HOT ARTICHOKE ANTIPASTO DIP
Today we’re offering a heated dip, either broiled or microwaved, of marinated artichoke, sun-dried tomato, Kalamata olive, garlic and oregano in a dairy free cream cheese by Tofutti. Served with a gluten-free smokehouse almond NUT-THIN cracker!
Makes approx. 1-3/4 cup
8 oz. container Tofutti Better Than Cream Cheese, plain, at room temperature for easy mixing
1 t. garlic powder
1/2 t. pink Himalayan salt, less if using regular table salt
1/8 t. red cayenne pepper
1 t. finely crushed dried oregano
1 T. extra virgin olive oil
6.5 oz. jar marinated artichokes, drained; remove outer petal of each quartered artichoke that resists being cut and discard; dice the remainder – I used Gia Russa brand
12 med. pitted Kalamata olives, chopped
1/3 c. thinly sliced crosswise plain sun-dried tomatoes, or if you slice from end to end (lengthwise), cut in half after you sliced them for a smaller cut
Hungarian sweet paprika for garnish
In large bowl combine cream cheese, garlic, salt, oregano and red cayenne pepper. Mash and stir using fork till creamy.
Add olive oil, stir till smooth.
Add remaining ingredients and stir to evenly distribute.
Transfer to oven and microwave proof bowl(s). I used 2, because I didn’t have a bigger one that would fit all the ingredients without being too large.

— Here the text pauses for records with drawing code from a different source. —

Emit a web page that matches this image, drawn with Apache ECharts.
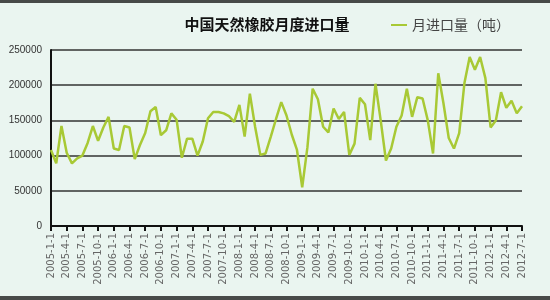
<!DOCTYPE html>
<html><head><meta charset="utf-8">
<script src="https://cdn.jsdelivr.net/npm/echarts@6/dist/echarts.min.js"></script>
<style>
html,body{margin:0;padding:0;background:#474a48;}
#c{position:absolute;left:0;top:3px;width:550px;height:293px;background:#eaf5f0;}
</style></head><body>
<div id="c"></div>
<script>
const title = '中国天然橡胶月度进口量';
const seriesName = '月进口量（吨）';
const yTicks = [0, 50000, 100000, 150000, 200000, 250000];
// monthly categories 2005-1-1 .. 2012-7-1
const months = [];
for (let y = 2005; y <= 2012; y++) {
  for (let m = 1; m <= 12; m++) {
    if (y === 2012 && m > 7) break;
    months.push(y + '-' + m + '-1');
  }
}
const imports = [
  108000, 89000, 142000, 104000, 89000, 96000, 100000, 118000, 142000, 121000, 140000, 155000,
  110000, 108000, 142000, 140000, 95000, 115000, 132000, 163000, 169000, 129000, 136000, 160000,
  151000, 97000, 124000, 124000, 100000, 120000, 153000, 162000, 162000, 160000, 156000, 148000,
  172000, 127000, 188000, 141000, 101000, 103000, 127000, 152000, 176000, 157000, 130000, 108000,
  55000, 112000, 195000, 180000, 141000, 133000, 167000, 152000, 162000, 101000, 117000, 182000,
  173000, 122000, 202000, 150000, 93000, 110000, 141000, 157000, 195000, 155000, 183000, 181000,
  150000, 103000, 217000, 174000, 125000, 110000, 132000, 203000, 240000, 222000, 240000, 210000,
  140000, 150000, 190000, 168000, 178000, 160000, 170000
];
const chart = echarts.init(document.getElementById('c'));
chart.setOption({
  animation: false,
  backgroundColor: '#eaf5f0',
  title: {
    text: title, left: 262, top: 9, textAlign: 'center',
    textStyle: {fontFamily: 'Noto Sans CJK SC', fontSize: 15, fontWeight: 'bold', color: '#111'}
  },
  legend: {
    left: 386, top: 10, itemWidth: 16, itemHeight: 2, itemGap: 4,
    icon: 'rect',
    textStyle: {fontFamily: 'Noto Sans CJK SC', fontSize: 14, color: '#444'},
    data: [seriesName]
  },
  grid: {left: 51, right: 28, top: 47, bottom: 70, containLabel: false},
  xAxis: {
    type: 'category', data: months, boundaryGap: false,
    axisLine: {lineStyle: {color: '#111', width: 2}},
    axisTick: {show: true, interval: 2, length: 5, lineStyle: {color: '#111', width: 2}},
    axisLabel: {interval: 2, rotate: 90, fontSize: 10, color: '#666', margin: 7,
      fontFamily: 'DejaVu Sans'},
    splitLine: {show: false}
  },
  yAxis: {
    type: 'value', min: yTicks[0], max: yTicks[yTicks.length - 1], interval: yTicks[1] - yTicks[0],
    axisLine: {show: true, lineStyle: {color: '#111', width: 2}},
    axisTick: {show: false},
    axisLabel: {fontSize: 10, color: '#333', margin: 9, fontFamily: 'Liberation Sans Narrow, Liberation Sans',
      formatter: v => String(v)},
    splitLine: {lineStyle: {color: '#333', width: 1.5}}
  },
  series: [{
    name: seriesName, type: 'line', data: imports, symbol: 'none',
    lineStyle: {color: '#a8c935', width: 2.5},
    itemStyle: {color: '#a8c935'}
  }]
});
</script>
</body></html>
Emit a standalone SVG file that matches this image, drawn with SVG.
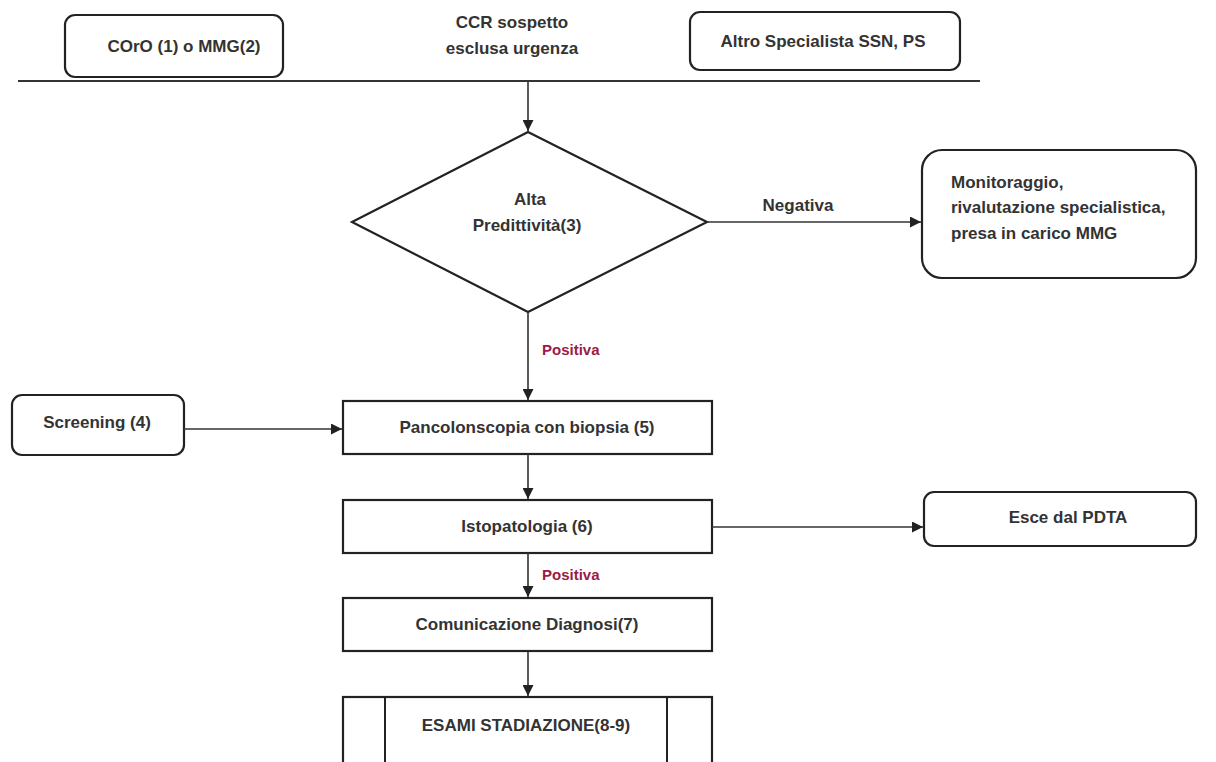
<svg xmlns="http://www.w3.org/2000/svg" width="1216" height="762" viewBox="0 0 1216 762">
  <defs>
    <marker id="arrow" viewBox="0 0 10 10" refX="10" refY="5" markerWidth="11" markerHeight="11" markerUnits="userSpaceOnUse" orient="auto">
      <path d="M0,0 L10,5 L0,10 z" fill="#222"/>
    </marker>
    <style>
      .box { fill: #fff; stroke: #222; stroke-width: 2.2; }
      .edge { fill: none; stroke: #333; stroke-width: 1.6; }
      .t { font-family: "Liberation Sans", Arial, sans-serif; font-size: 17px; font-weight: bold; fill: #333; text-anchor: middle; }
      .tl { text-anchor: start; }
      .pos { fill: #9b1b45; font-size: 15px; }
    </style>
  </defs>
  <rect width="1216" height="762" fill="#fff"/>

  <!-- header row -->
  <g id="coro">
    <rect class="box" x="65" y="15" width="218" height="62" rx="10"/>
    <text class="t" x="184" y="52">COrO (1) o MMG(2)</text>
  </g>
  <g id="ccr">
    <text class="t" x="512" y="28">CCR sospetto</text>
    <text class="t" x="512" y="54">esclusa urgenza</text>
  </g>
  <g id="altro">
    <rect class="box" x="690" y="12" width="270" height="58" rx="10"/>
    <text class="t" x="823" y="47">Altro Specialista SSN, PS</text>
  </g>
  <line id="divider" x1="18" y1="81" x2="980" y2="81" stroke="#333" stroke-width="2"/>

  <g id="decision">
    <polygon class="box" points="528,132 707,222 528,312 352,222"/>
    <text class="t" x="530" y="205">Alta</text>
    <text class="t" x="527" y="231">Predittività(3)</text>
  </g>

  <g id="monitoraggio">
    <rect class="box" x="922" y="150" width="274" height="128" rx="20"/>
    <text class="t tl" x="951" y="188">Monitoraggio,</text>
    <text class="t tl" x="951" y="213">rivalutazione specialistica,</text>
    <text class="t tl" x="951" y="239">presa in carico MMG</text>
  </g>

  <g id="screening">
    <rect class="box" x="12" y="395" width="172" height="60" rx="10"/>
    <text class="t" x="97" y="428">Screening (4)</text>
  </g>

  <g id="pancolonscopia">
    <rect class="box" x="343" y="401" width="369" height="53"/>
    <text class="t" x="527" y="433">Pancolonscopia con biopsia (5)</text>
  </g>

  <g id="istopatologia">
    <rect class="box" x="343" y="500" width="369" height="53"/>
    <text class="t" x="527" y="532">Istopatologia (6)</text>
  </g>

  <g id="esce">
    <rect class="box" x="924" y="492" width="272" height="54" rx="10"/>
    <text class="t" x="1068" y="523">Esce dal PDTA</text>
  </g>

  <g id="comunicazione">
    <rect class="box" x="343" y="598" width="369" height="53"/>
    <text class="t" x="527" y="630">Comunicazione Diagnosi(7)</text>
  </g>

  <g id="esami">
    <rect class="box" x="343" y="697" width="369" height="70"/>
    <line x1="385" y1="697" x2="385" y2="762" stroke="#222" stroke-width="2"/>
    <line x1="667" y1="697" x2="667" y2="762" stroke="#222" stroke-width="2"/>
    <text class="t" x="526" y="731">ESAMI STADIAZIONE(8-9)</text>
  </g>

  <g id="connectors">
    <line class="edge" x1="528" y1="82" x2="528" y2="131" marker-end="url(#arrow)"/>
    <line class="edge" x1="707" y1="222" x2="921" y2="222" marker-end="url(#arrow)"/>
    <text class="t" x="798" y="211">Negativa</text>
    <line class="edge" x1="528" y1="312" x2="528" y2="400" marker-end="url(#arrow)"/>
    <text class="t tl pos" x="542" y="355">Positiva</text>
    <line class="edge" x1="184" y1="429" x2="342" y2="429" marker-end="url(#arrow)"/>
    <line class="edge" x1="528" y1="454" x2="528" y2="499" marker-end="url(#arrow)"/>
    <line class="edge" x1="712" y1="527" x2="923" y2="527" marker-end="url(#arrow)"/>
    <line class="edge" x1="528" y1="553" x2="528" y2="597" marker-end="url(#arrow)"/>
    <text class="t tl pos" x="542" y="580">Positiva</text>
    <line class="edge" x1="528" y1="651" x2="528" y2="696" marker-end="url(#arrow)"/>
  </g>
</svg>
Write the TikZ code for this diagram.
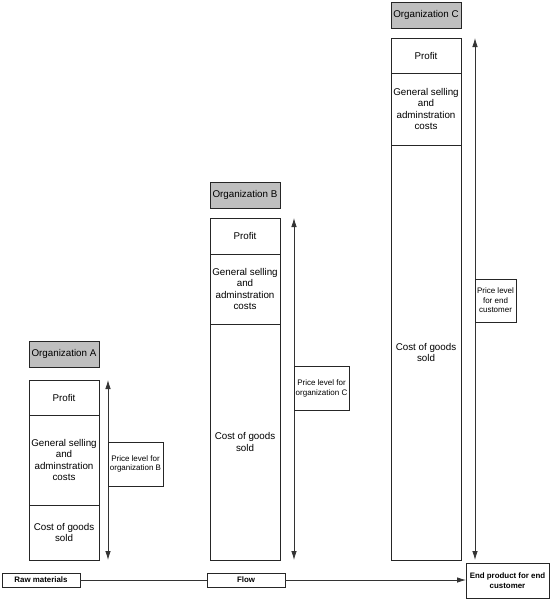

I broiled one, then microwaved the other to see which cooking method worked best or not at all. They’re both good. They both took about the same amount of cooking time 2-1/2 minutes.
Serve with crackers.
We used BLUE DIAMOND NUT-THINS smokehouse flavor gluten-free and vegan.
Notes: This dip has a little tang from the marinated artichokes. I like it. However, if you want to minimize the tang, then use plain canned artichokes. Use 1/2, 14 oz. can for this recipe, prepping them the same way. Or double the recipe and use the whole can, drained well.